The front double door, scrawled over with graffiti, was nailed shut, but one could gain entry from the lot — the route the Locksmith would have taken to get inside and surveil Carrie Noelle’s building.

She ducked under a large, rusty sign.

DANGER. NO TRESPASSING. DO NOT ENTER.

She made her way through the chain-link fence gate, in a contortionist’s maneuver that sent a pang through her arthritic bones. Some medical procedures had helped but certain maneuvers reminded painfully of the temperament of her joints.

Sachs was prepared to collect evidence if the Locksmith had returned, but she was not in Tyvek overalls. Hardly wise to wear a white outfit when there was a possibility her prey was still inside the dark rooms. Her concession to forensic propriety was the black latex gloves she wore, hair tucked up under a baseball cap and rubber bands around her boot soles — to differentiate her feet from the perp’s. If a long strand of red hair contaminated the evidence, it could be easily excluded. The same with a fiber from her jacket.

Once inside, she paused at a collapsed wall and a pile of rubble.

Listening.

A drip of water, a faint creak that she put down to settling structure.

No breathing, no footsteps.

She pulled her short Maglite from her jacket pocket and clicked it on, holding the black tube in her left hand, so her right was free to draw. The beam swept over the first-floor lobby. Nothing appeared to have come down since she’d been here a few hours ago. Making minimal noise, she returned to the window where the Locksmith had stood to view Carrie’s building.
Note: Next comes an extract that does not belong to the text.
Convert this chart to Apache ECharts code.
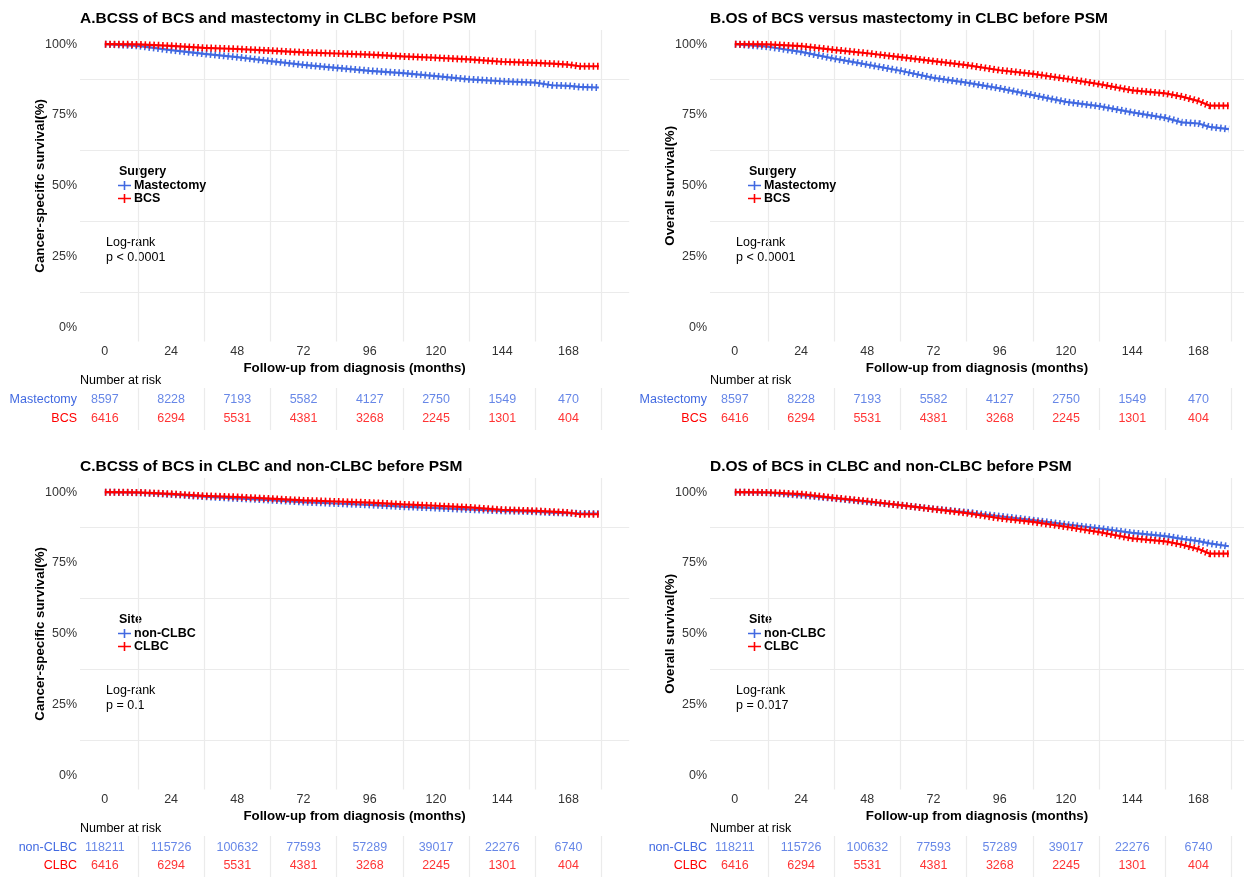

A tile sign on an intact wall told her that the Bechtels had made home appliances a century ago. Now the structure was used for something quite different: Needles and crack pipes littered the floor, and some cardboard cartons had been broken down into homeless mattresses. Wads of filthy cloth were piled up against some of these. Empty malt liquor and booze bottles too. Vodka seemed to give the most kick for the buck.